LIVRE : La Ballade de Rikers Island de Régis Jauffret - 2014

9782021097597FSRégis Jauffret est pris ici en flagrant délit de flou artistique, que d'autres appeleront plus méchamment frilosité de jeune fille, que d'autres appeleront de façon malveillante ratage complet. Courageusement, et tant pis pour les conséquences, il nous raconte une histoire de patron d'une grande institution financière mondiale, marié à une star de la télé sur le retour, et accusé de viol dans un hôtel de New-York contre une femme de ménage noire. On peut penser, il est vrai, à l'affaire DSK, je vous vois venir. Sauf que, là, c'est un roman, et le nom fatidique n'est jamais écrit, des fois qu'on accuse Jauffret de raconter la réalité alors que sa documentation laisse à désirer. Cette "licence poétique" est bien pratique : elle lui permet de raconter à peu près n'importe quoi pour alimenter les fantasmes voyeuristes de son lecteur à moindre prix, il pourra toujours se cacher derrière l'excuse de la fiction si ça sent le roussi. Cela posé, le gars s'en donne à coeur joie : DSK, enfin "il", est un pur obsédé sexuel, ne pouvant croiser une femme, quelle qu'elle soit, sans désirer immédiatement la soumettre, la violer, ses fantasmes étant doublés quand il s'agit d'une Noire, puisque bien sûr DSK, enfin, "il", est raciste, dominateur, machiste et nostalgique des colonies. Il paraît que le vrai DSK, peut-être un poil plus complexe que dans le livre, a porté plainte ; moi aussi, ça m'aurait vexé.

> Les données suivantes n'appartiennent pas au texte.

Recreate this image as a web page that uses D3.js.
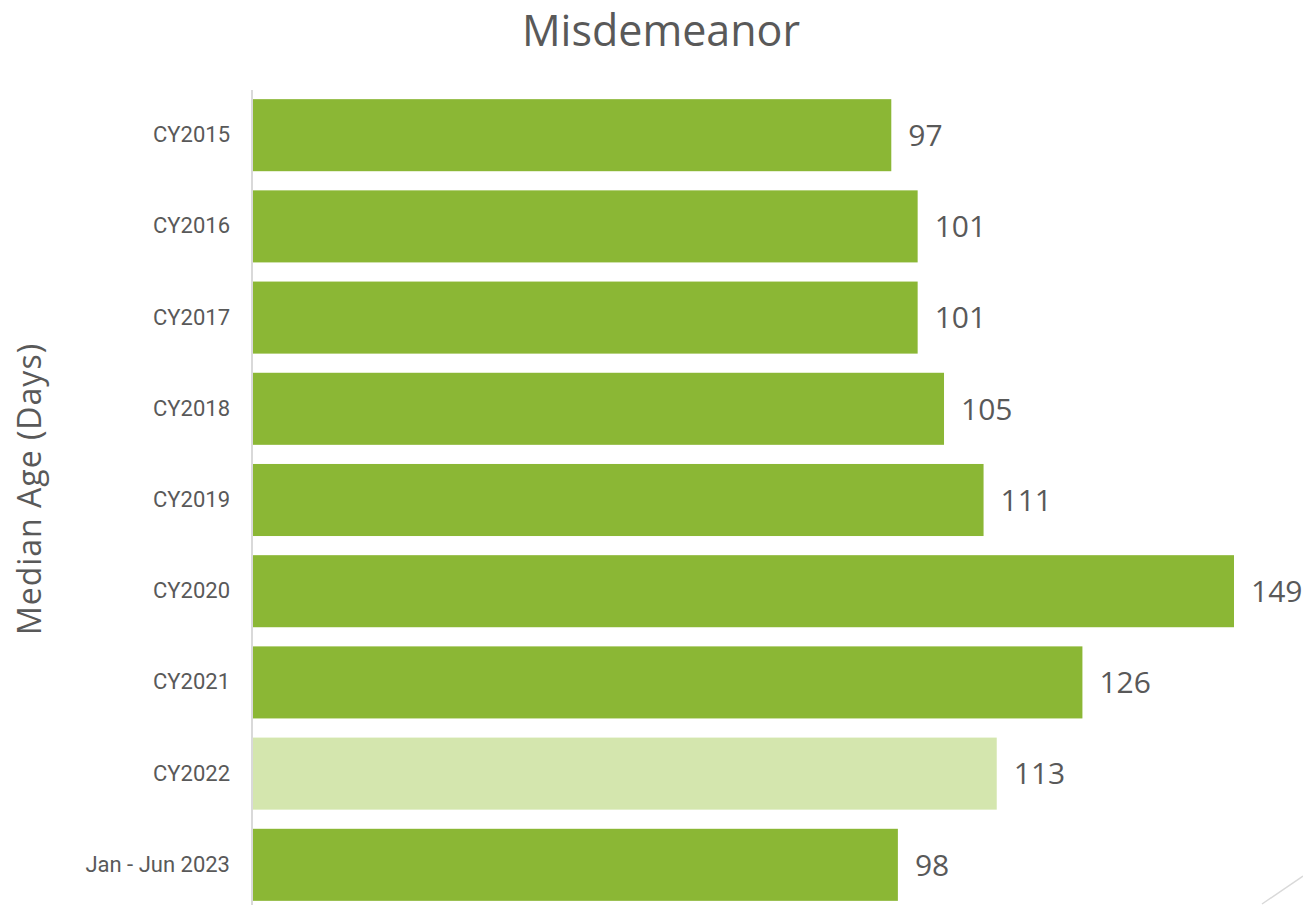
<!DOCTYPE html>
<html>
<head>
<meta charset="utf-8">
<script src="https://d3js.org/d3.v7.min.js"></script>
<style>
  html, body { margin: 0; padding: 0; background: #fff; }
  svg { display: block; }
</style>
</head>
<body>
<div id="chart"></div>
<script>
// chart values
var categories = ["CY2015", "CY2016", "CY2017", "CY2018", "CY2019", "CY2020", "CY2021", "CY2022", "Jan - Jun 2023"];
var values = [97, 101, 101, 105, 111, 149, 126, 113, 98];
var highlighted = ["CY2022"];

var W = 1303, H = 905;
var svg = d3.select("#chart").append("svg")
    .attr("width", W)
    .attr("height", H);

var x = d3.scaleLinear().domain([0, 149]).range([252, 1234]);
var y = d3.scaleBand().domain(categories).range([80, 920]).padding(0.21);

// title
svg.append("text")
    .attr("x", 661).attr("y", 46)
    .attr("text-anchor", "middle")
    .attr("font-family", "'Open Sans', sans-serif")
    .attr("font-size", 43)
    .attr("fill", "#595959")
    .text("Misdemeanor");

// axis title
svg.append("text")
    .attr("transform", "translate(41,489) rotate(-90)")
    .attr("text-anchor", "middle")
    .attr("font-family", "'Open Sans', sans-serif")
    .attr("font-size", 32)
    .attr("letter-spacing", 1)
    .attr("fill", "#595959")
    .text("Median Age (Days)");

// bars
svg.selectAll("rect.bar")
    .data(categories)
    .enter().append("rect")
    .attr("class", "bar")
    .attr("x", x(0) + 1)
    .attr("y", function(d) { return y(d); })
    .attr("width", function(d, i) { return x(values[i]) - x(0) - 1; })
    .attr("height", y.bandwidth())
    .attr("fill", function(d) { return highlighted.indexOf(d) >= 0 ? "#d4e6ae" : "#8bb735"; });

// value labels
svg.selectAll("text.val")
    .data(categories)
    .enter().append("text")
    .attr("class", "val")
    .attr("x", function(d, i) { return x(values[i]) + 17; })
    .attr("y", function(d) { return y(d) + y.bandwidth() / 2; })
    .attr("dy", "0.36em")
    .attr("font-family", "'Open Sans', sans-serif")
    .attr("font-size", 30)
    .attr("fill", "#595959")
    .text(function(d, i) { return values[i]; });

// category axis
var yAxis = svg.append("g")
    .attr("transform", "translate(" + x(0) + ",0)")
    .call(d3.axisLeft(y).tickSize(0).tickPadding(22));
yAxis.select(".domain").remove();
yAxis.selectAll("text")
    .attr("font-family", "Roboto, sans-serif")
    .attr("font-size", 22)
    .attr("fill", "#595959");

svg.append("line")
    .attr("x1", x(0)).attr("x2", x(0))
    .attr("y1", 90).attr("y2", 905)
    .attr("stroke", "#d9d9d9")
    .attr("stroke-width", 2);

// slide corner decoration
svg.append("line")
    .attr("x1", 1262).attr("y1", 904)
    .attr("x2", 1303).attr("y2", 876)
    .attr("stroke", "#d9d9d9")
    .attr("stroke-width", 1.5);
</script>
</body>
</html>
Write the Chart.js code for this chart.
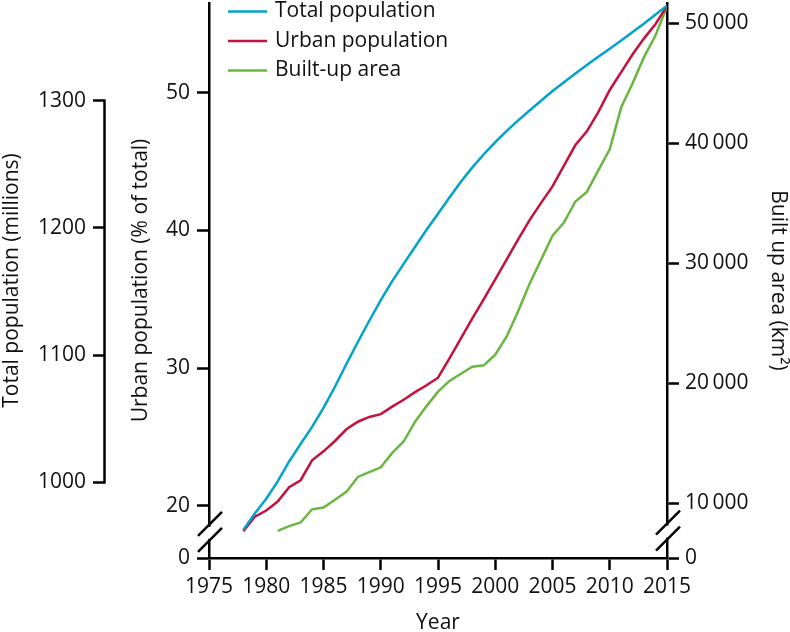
<!DOCTYPE html>
<html><head><meta charset="utf-8">
<script src="https://cdn.jsdelivr.net/npm/chart.js@4.4.1/dist/chart.umd.min.js"></script>
<style>html,body{margin:0;padding:0;background:#fff}canvas{display:block}</style>
</head><body>
<canvas id="c" width="790" height="632"></canvas>
<script>
const years = [1978,1979,1980,1981,1982,1983,1984,1985,1986,1987,1988,1989,1990,1991,1992,1993,1994,1995,1996,1997,1998,1999,2000,2001,2002,2003,2004,2005,2006,2007,2008,2009,2010,2011,2012,2013,2014,2015];
const totalPopulation = [962.6,975.4,987.1,1000.7,1016.5,1030.1,1043.6,1058.5,1075.1,1093.0,1110.3,1127.0,1143.3,1158.2,1171.7,1185.2,1198.5,1211.2,1223.9,1236.3,1247.6,1257.9,1267.4,1276.3,1284.5,1292.3,1299.9,1307.6,1314.5,1321.3,1328.0,1334.5,1340.9,1347.4,1354.0,1360.7,1367.8,1374.6];
const urbanPopulation = [18.15,19.2,19.65,20.3,21.35,21.85,23.3,23.95,24.7,25.55,26.1,26.45,26.65,27.2,27.7,28.25,28.75,29.3,30.7,32.15,33.6,35.0,36.45,37.9,39.35,40.75,42.0,43.2,44.7,46.2,47.2,48.6,50.2,51.5,52.8,53.95,55.0,56.3];
const builtUpArea = [null,null,null,7700,8100,8400,9500,9650,10300,10950,12200,12600,13000,14200,15150,16800,18100,19300,20200,20800,21380,21500,22380,23900,26000,28300,30300,32300,33400,35150,35950,37750,39500,43000,45000,47200,49000,51400];
const xTicks = [1975,1980,1985,1990,1995,2000,2005,2010,2015];
const totalTicks = [1000,1100,1200,1300];
const urbanTicks = [20,30,40,50];
const builtTicks = [10000,20000,30000,40000,50000];
const seriesLabels = ['Total population','Urban population','Built-up area'];
const seriesColors = ['#00a3c9','#c4123f','#6ab640'];

Chart.defaults.font.family = "'Open Sans', 'DejaVu Sans', sans-serif";
Chart.defaults.font.size = 21;
Chart.defaults.color = '#111';

const pts = (arr) => years.map((y, i) => ({x: y, y: arr[i]}));

const fontT = {size: 21, lineHeight: 1.1};
const gridOpts = {drawOnChartArea: false, drawTicks: true, tickLength: 12, tickWidth: 2.5, color: '#000'};
const borderOpts = {display: true, color: '#000', width: 2.5};
const fmtThin = (v) => String(Math.round(v)).replace(/\B(?=(\d{3})+(?!\d))/g, '\u2009');

const decor = {
  id: 'decor',
  afterDraw(chart) {
    const ctx = chart.ctx;
    // partial axis line for total population
    const s = chart.scales.yTotal;
    ctx.save();
    ctx.strokeStyle = '#000';
    ctx.lineWidth = 2.5;
    ctx.beginPath();
    ctx.moveTo(s.right - 0.5, s.getPixelForValue(totalTicks[0]) + 1.25);
    ctx.lineTo(s.right - 0.5, s.getPixelForValue(totalTicks[totalTicks.length - 1]) - 1.25);
    ctx.stroke();
    // axis breaks
    const drawBreak = (x, y) => {
      ctx.fillStyle = '#fff';
      ctx.fillRect(x - 3, y - 6, 6, 12);
      ctx.strokeStyle = '#000';
      ctx.lineWidth = 2.5;
      [-8, 8].forEach(d => {
        ctx.beginPath();
        ctx.moveTo(x - 11, y + d + 11);
        ctx.lineTo(x + 13, y + d - 13);
        ctx.stroke();
      });
    };
    const u = chart.scales.yUrban, b = chart.scales.yBuilt;
    drawBreak(u.right, (u.bottom + u.getPixelForValue(urbanTicks[0])) / 2 + 1);
    drawBreak(b.left, (b.bottom + b.getPixelForValue(builtTicks[0])) / 2 + 1);
    // legend
    const ca = chart.chartArea;
    ctx.font = "21px 'Open Sans', 'DejaVu Sans', sans-serif";
    ctx.textBaseline = 'middle';
    ctx.textAlign = 'left';
    chart.data.datasets.forEach((ds, i) => {
      const y = ca.top + 8.5 + i * 29.5;
      const x0 = ca.left + 19;
      ctx.strokeStyle = ds.borderColor;
      ctx.lineWidth = 2.5;
      ctx.beginPath();
      ctx.moveTo(x0, y);
      ctx.lineTo(x0 + 39, y);
      ctx.stroke();
      ctx.fillStyle = '#111';
      ctx.fillText(ds.label, x0 + 47, y);
    });
    ctx.restore();
  }
};

const zeroPad = (w, h) => (scale) => {
  if (w !== null) scale.width = w;
  if (h !== null) scale.height = h;
  scale.paddingTop = 0; scale.paddingBottom = 0;
  scale.paddingLeft = 0; scale.paddingRight = 0;
};

new Chart(document.getElementById('c'), {
  type: 'line',
  data: {
    datasets: [
      {label: seriesLabels[0], data: pts(totalPopulation), yAxisID: 'yTotal', borderColor: seriesColors[0], backgroundColor: seriesColors[0]},
      {label: seriesLabels[1], data: pts(urbanPopulation), yAxisID: 'yUrban', borderColor: seriesColors[1], backgroundColor: seriesColors[1]},
      {label: seriesLabels[2], data: pts(builtUpArea), yAxisID: 'yBuilt', borderColor: seriesColors[2], backgroundColor: seriesColors[2]}
    ]
  },
  options: {
    responsive: false,
    animation: false,
    devicePixelRatio: 1,
    layout: {padding: {top: 3, left: 0, right: 0, bottom: 0}},
    elements: {line: {borderWidth: 2.5, tension: 0}, point: {radius: 0, hoverRadius: 0}},
    plugins: {legend: {display: false}, tooltip: {enabled: false}},
    scales: {
      x: {
        type: 'linear', position: 'bottom', min: 1975, max: 2015,
        afterBuildTicks: (s) => { s.ticks = xTicks.map(v => ({value: v})); },
        afterFit: zeroPad(null, 74),
        ticks: {autoSkip: false, maxRotation: 0, padding: 4, callback: (v) => String(v)},
        grid: gridOpts, border: borderOpts,
        title: {display: true, text: 'Year', font: {size: 21, lineHeight: 0.9}, padding: {top: 0, bottom: 0}}
      },
      yTotal: {
        type: 'linear', position: 'left', weight: 1, min: 940.5, max: 1376.8,
        afterBuildTicks: (s) => { s.ticks = totalTicks.map(v => ({value: v})); },
        afterFit: zeroPad(105, null),
        ticks: {padding: 7, callback: (v) => String(v)},
        grid: gridOpts, border: {display: false},
        title: {display: true, text: 'Total population (millions)', font: fontT, padding: {top: 0, bottom: 0}}
      },
      yUrban: {
        type: 'linear', position: 'left', weight: 0, min: 16.2, max: 56.52,
        afterBuildTicks: (s) => { s.ticks = [s.min].concat(urbanTicks).map(v => ({value: v})); },
        afterFit: zeroPad(104, null),
        ticks: {padding: 7, callback: function(v) { return v === this.min ? '0' : String(v); }},
        grid: gridOpts, border: borderOpts,
        title: {display: true, text: 'Urban population (% of total)', font: fontT, padding: {top: 24, bottom: 0}}
      },
      yBuilt: {
        type: 'linear', position: 'right', weight: 0, min: 5442, max: 51692,
        afterBuildTicks: (s) => { s.ticks = [s.min].concat(builtTicks).map(v => ({value: v})); },
        afterFit: zeroPad(123, null),
        ticks: {padding: 6, callback: function(v) { return v === this.min ? '0' : fmtThin(v); }},
        grid: gridOpts, border: borderOpts,
        title: {display: true, text: 'Built up area (km\u00B2)', font: fontT, padding: {top: 0, bottom: 0}}
      }
    }
  },
  plugins: [decor]
});
</script>
</body></html>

Pour se gagner quand même un lectorat, qu'il imagine féminin (et il a sûrement raison), Jauffret se drape d'une vertu féministe d'une grande pureté. Prenant la défense des deux femmes mises en scène (Sinclair et Diallo), il tente même un essai sociologique sur l'éternelle soumission des femmes par les hommes, le côté sacrificiel de l'image du corps féminin, médiatique dans le cas de l'épouse, esclavagiste dans le cas de la victime. C'est tout à sa gloire, mais encore eût-il fallu dresser un portrait masculin autrement plus crédible que ce prédateur libidineux saturé de Viagra. Son roman-vérité y aurait gagné en crédibilité. Là, on ne voit s'agiter que des pantins caricaturaux, et on ne croit pas une seconde à toutes ces descriptions du comportement des personnages. Psychologie sommaire et clichés sont au rendez-vous. Comme en plus l'écriture est bavarde comme une pie, ajoutant des couches de mots aux couches de mots dans une spirale épuisante, et comme Jauffret ne parvient jamais à savoir exactement ce qu'il a envie de raconter, on devient de plus en plus perplexe au cours de ce bouquin interminable. Même quand il semble enfin avoir trouvé quelque chose d'un peu intéressant à raconter (son voyage chaotique en Afrique sur les traces de Nafissatou Diallo), il le saccage très vite en ajoutant une nouvelle couche de narration là-dessus : son amourette du moment qui l'amène jusqu'à New-York dans un road-movie minable. Certaines phrases, d'une désolante complexité alors qu'on voit systématiquement la façon de les rendre limpides et modestes, sont proprement incompréhensibles, et à moins d'aimer découvrir ce que Anne Sinclair mange dans sa chambre d'hôtel en attendant le procès de son mari (des haricots verts, qu'elle ne finit pas), on se demande un peu à quoi sert ce livre gonflé d'auto-suffisance et absolument gonflant.